#### Problem
Everything from the opening line of the records below through the line with "plt.rcParams['font.family'] = ['DejaVu Sans']" must be duplicated exactly, pictures left out.

#### Materials provided

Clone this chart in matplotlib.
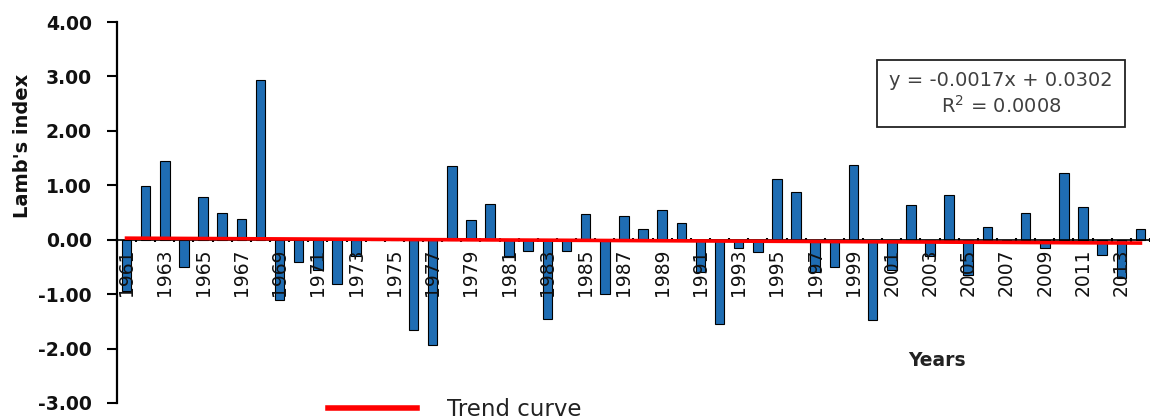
import matplotlib.pyplot as plt
import numpy as np
from matplotlib.patches import Rectangle

plt.rcParams['font.family'] = ['DejaVu Sans']

years = np.arange(1961, 2015)
lamb_index = [
    -0.95, 0.99, 1.45, -0.50, 0.78, 0.49, 0.38, 2.93, -1.10, -0.41,
    -0.55, -0.81, -0.30, 0.00, 0.00, -1.65, -1.94, 1.36, 0.37, 0.66,
    -0.30, -0.21, -1.45, -0.20, 0.48, -0.99, 0.43, 0.20, 0.55, 0.31,
    -0.60, -1.54, -0.15, -0.23, 1.12, 0.87, -0.60, -0.50, 1.38, -1.48,
    -0.55, 0.64, -0.30, 0.83, -0.65, 0.23, -0.05, 0.49, -0.15, 1.23,
    0.60, -0.29, -0.70, 0.20,
]
tick_years = years[::2]
y_ticks = [-3, -2, -1, 0, 1, 2, 3, 4]

# trend as printed on the chart (x = 1..n)
slope = -0.0017
intercept = 0.0302
equation = 'y = -0.0017x + 0.0302\nR$^2$ = 0.0008'

fig = plt.figure(figsize=(11.5, 4.2), dpi=100)
ax = fig.add_axes([0.1017, 0.0405, 0.8983, 0.9071])

ax.bar(years, lamb_index, width=0.5, color='#1f6db3', edgecolor='black',
       linewidth=0.8, zorder=2)
idx = np.arange(1, len(years) + 1)
trend_line, = ax.plot(years, slope * idx + intercept, color='#ff0000',
                      linewidth=2.6, zorder=3, label='Trend curve')

ax.set_xlim(1960.59, 2014.1)
ax.set_ylim(-3, 4)
ax.set_yticks(y_ticks)
ax.set_yticklabels([f'{v:.2f}' for v in y_ticks], fontweight='bold')
ax.set_xticks(tick_years)
ax.set_xticklabels([str(y) for y in tick_years])
ax.set_xticks(np.arange(1960.5, 2014.6, 1), minor=True)
ax.tick_params(axis='x', which='major', length=0, pad=6, labelrotation=90,
               labelsize=13.5, labelcolor='#111111')
ax.tick_params(axis='x', which='minor', length=3, direction='inout',
               width=1.5)
ax.tick_params(axis='y', length=7, width=1.5, direction='out', pad=11,
               labelsize=13.5, labelcolor='#111111')
# labels sit on top of the bars, as in the original
ax.xaxis.set_zorder(2.5)

ax.spines['top'].set_visible(False)
ax.spines['right'].set_visible(False)
ax.spines['bottom'].set_position(('data', 0))
ax.spines['left'].set_linewidth(1.6)
ax.spines['bottom'].set_linewidth(1.2)

fig.text(23 / 1150, 1 - 146 / 420, "Lamb's index", fontsize=14,
         fontweight='bold', rotation=90, ha='center', va='center',
         color='#111111')
fig.text(937 / 1150, 1 - 360 / 420, 'Years', fontsize=13.5,
         fontweight='bold', ha='center', va='center', color='#222222')

fig.patches.append(Rectangle((877 / 1150, 1 - 127 / 420), 248 / 1150,
                             67 / 420, transform=fig.transFigure,
                             facecolor='white', edgecolor='#222222',
                             linewidth=1.3, zorder=5))
fig.text(1001 / 1150, 1 - 94 / 420, equation, fontsize=14, ha='center',
         va='center', color='#404040', linespacing=1.25, zorder=6)

fig.legend(handles=[trend_line], loc='center left', frameon=False,
           bbox_to_anchor=(328 / 1150, 1 - 410 / 420), borderpad=0,
           borderaxespad=0, handlelength=3.9, handletextpad=1.3,
           fontsize=16.5, labelcolor='#222222')
fig.legends[0].get_lines()[0].set_linewidth(4)

fig.savefig('out.png', dpi=100)
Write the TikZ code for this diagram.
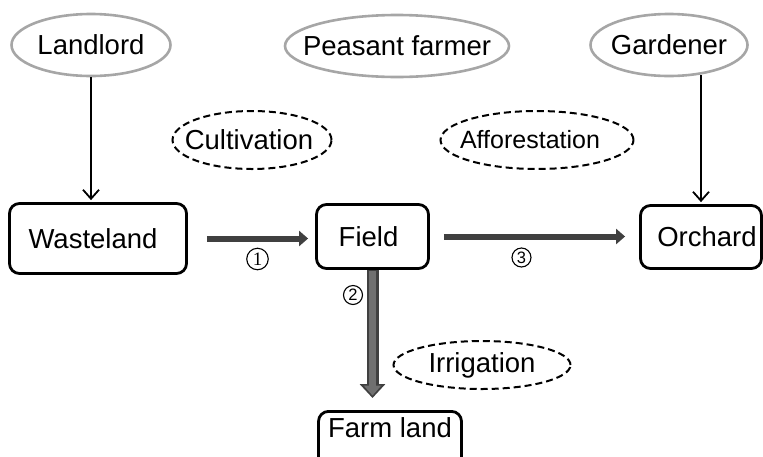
\documentclass[tikz,border=0pt]{standalone}
\usepackage{fontspec}
\setmainfont{Liberation Sans}
\newfontfamily\serifdigits{Liberation Serif}
\usetikzlibrary{arrows.meta,shapes.geometric}

\definecolor{roleGray}{HTML}{A6A6A6}
\definecolor{arrowDark}{HTML}{404040}
\definecolor{arrowMid}{HTML}{707070}

\begin{document}
\begin{tikzpicture}[x=1pt,y=-1pt,
  every node/.style={font=\fontsize{27.5}{33}\selectfont, inner sep=0pt},
  role/.style={ellipse, draw=roleGray, line width=2.6pt, minimum height=62pt},
  activity/.style={ellipse, draw=black, line width=2pt, dash pattern=on 7pt off 4pt, minimum height=58pt},
  landbox/.style={rectangle, draw=black, line width=2.8pt, rounded corners=10pt},
  bigarrow/.style={draw=arrowDark, line width=6pt, -{Triangle[length=9pt,width=15pt]}},
  thinarrow/.style={draw=black, line width=1.8pt, -{Straight Barb[length=9pt,width=16pt]}},
  digit/.style={circle, draw=black, line width=1.1pt, minimum size=19pt, font=\fontsize{16.5}{16.5}\selectfont}
]
\useasboundingbox (0,0) rectangle (763,456);

% actors
\node[role, minimum width=159pt, label={center:Landlord}] (landlord) at (91,45) {};
\node[role, minimum width=224pt, label={center:Peasant farmer}] (peasant) at (397,46) {};
\node[role, minimum width=157pt, label={center:Gardener}] (gardener) at (669,45) {};

% activities
\node[activity, minimum width=159pt, label={[xshift=-3pt]center:Cultivation}] (cultivation) at (252,140) {};
\node[activity, minimum width=193pt, label={[xshift=-7pt]center:{\fontsize{25}{30}\selectfont Afforestation}}] (afforestation) at (537,140) {};
\node[activity, minimum width=177pt, minimum height=48pt, label={center:Irrigation}] (irrigation) at (482,365) {};

% kinds of land
\node[landbox, minimum width=177pt, minimum height=70pt] (wasteland) at (98,238.5) {\hspace*{-10pt}Wasteland};
\node[landbox, minimum width=112pt, minimum height=64pt] (field) at (372.5,236.5) {Field\hspace*{8pt}};
\node[landbox, minimum width=121pt, minimum height=63pt] (orchard) at (701,237) {Orchard\hspace*{-12pt}};
\node[landbox, minimum width=143pt, text height=25.6pt, text depth=30pt, anchor=base] (farmland) at (390,437) {Farm land};

% who works which land
\draw[thinarrow, shorten >=2pt] (landlord.south) -- (landlord.south |- wasteland.north);
\draw[thinarrow, shorten >=2pt, shorten <=-2pt] (gardener.south -| orchard.north) -- (orchard.north);

% conversions
\draw[bigarrow, shorten <=19pt, shorten >=7pt] (wasteland.east) -- (wasteland.east -| field.west);
\draw[bigarrow, shorten <=14pt, shorten >=14pt] (field.east) -- (field.east -| orchard.west);

% double-toned downward arrow
\draw[draw=arrowDark, line width=12pt, -{Triangle[length=14pt,width=25pt]}, shorten >=12pt]
  (field.south) -- (field.south |- farmland.north);
\draw[draw=arrowMid, line width=7pt, -{Triangle[length=10pt,width=17pt]}, shorten >=14.5pt, shorten <=1.5pt]
  (field.south) -- (field.south |- farmland.north);

% step numbers
\node[digit, minimum size=21.5pt, font=\serifdigits\fontsize{19}{19}\selectfont] (n1) at (257.5,259) {1};
\node[digit] (n2) at (353,295) {2};
\node[digit] (n3) at (521.5,257.5) {3};
\end{tikzpicture}
\end{document}
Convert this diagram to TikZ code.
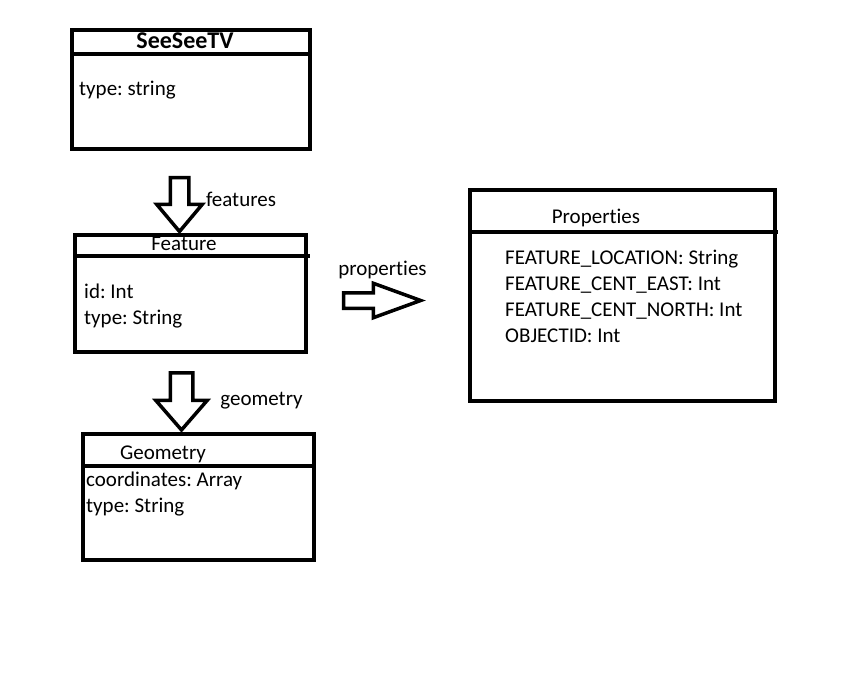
\documentclass[tikz,border=0pt]{standalone}
\usepackage{fontspec}
\setmainfont{Carlito}[Ligatures=NoCommon]
\frenchspacing
\usetikzlibrary{shapes.arrows, positioning, calc}
\tikzset{
	classbox/.style  ={rectangle, draw=black, line width=4.5pt, inner sep=0pt, outer sep=0pt},
	classname/.style ={inner sep=0pt, font=\fontsize{21}{26}\selectfont},
	fieldlist/.style ={inner sep=0pt, align=left, anchor=north west, font=\fontsize{21}{26}\selectfont},
	headrule/.style  ={line width=4.5pt},
	% hollow block arrows between the classes (shaft width = 2 x inner sep)
	blockarrow/.style={single arrow, draw=black, line width=3.5pt, outer sep=0pt},
	arrowtext/.style ={inner sep=0pt, font=\fontsize{21}{26}\selectfont},
}
\begin{document}
\begin{tikzpicture}[x=1pt, y=-1pt, font=\fontsize{21}{26}\selectfont]
	\useasboundingbox (0,0) rectangle (852,674);
	% classes
	\node[classbox, minimum width=238pt, minimum height=119pt] (tv) at (191,89.5) {};
	\node[classbox, minimum width=231pt, minimum height=117pt] (feature) at (190.5,293.5) {};
	\node[classbox, minimum width=231pt, minimum height=126pt] (geometry) at (198.5,497) {};
	\node[classbox, minimum width=305pt, minimum height=211pt] (props) at (622.5,295.5) {};
	\draw[headrule] ([yshift=-24pt]tv.north west) -- ([yshift=-24pt]tv.north east);
	\draw[headrule] ([yshift=-21pt]feature.north west) -- ([xshift=4pt,yshift=-21pt]feature.north east);
	\draw[headrule] ([yshift=-32pt]geometry.north west) -- ([yshift=-32pt]geometry.north east);
	\draw[headrule] ([yshift=-42pt]props.north west) -- ([xshift=3pt,yshift=-42pt]props.north east);
	\node[classname, font=\fontsize{24}{29}\selectfont\bfseries] (tvname) at (185,41) {SeeSeeTV};
	\node[classname] (featurename) at (184,244) {Feature};
	\node[classname] (geometryname) at (163,454) {Geometry};
	\node[classname] (propsname) at (596,218) {Properties};
	\node[fieldlist] (tvfields) at (79,81) {type: string};
	\node[fieldlist] (featurefields) at (84,284) {id: Int\\type: String};
	\node[fieldlist] (geometryfields) at (86,472) {coordinates: Array\\type: String};
	\node[fieldlist] (propsfields) at (505,250) {FEATURE\_LOCATION: String\\FEATURE\_CENT\_EAST: Int\\FEATURE\_CENT\_NORTH: Int\\OBJECTID: Int};
	% relations
	\node[blockarrow, inner sep=7.5pt, minimum height=54pt, single arrow head extend=13.5pt, single arrow tip angle=80, shape border rotate=270] (tofeature) at (179.5,199) {};
	\node[blockarrow, inner sep=9.5pt, minimum height=57pt, single arrow head extend=14.5pt, single arrow tip angle=82, shape border rotate=270] (togeometry) at (181.5,395) {};
	\node[blockarrow, inner sep=6pt, minimum height=77pt, single arrow head extend=9.5pt, single arrow tip angle=40] (toprops) at (371.5,300.5) {};
	\node[arrowtext] (featureslbl) at (241,199) {features};
	\node[arrowtext] (geometrylbl) at (261.5,401) {geometry};
	\node[arrowtext] (propslbl) at (382.5,270) {properties};
\end{tikzpicture}
\end{document}
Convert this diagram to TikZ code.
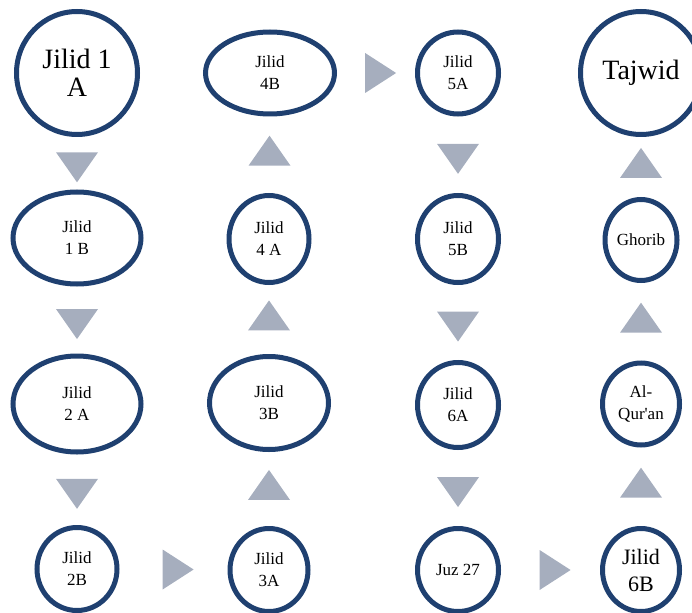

#### Correct response
Clone this chart in matplotlib.
import matplotlib.pyplot as plt
import numpy as np
from matplotlib.patches import Rectangle

plt.rcParams['font.family'] = ['DejaVu Sans']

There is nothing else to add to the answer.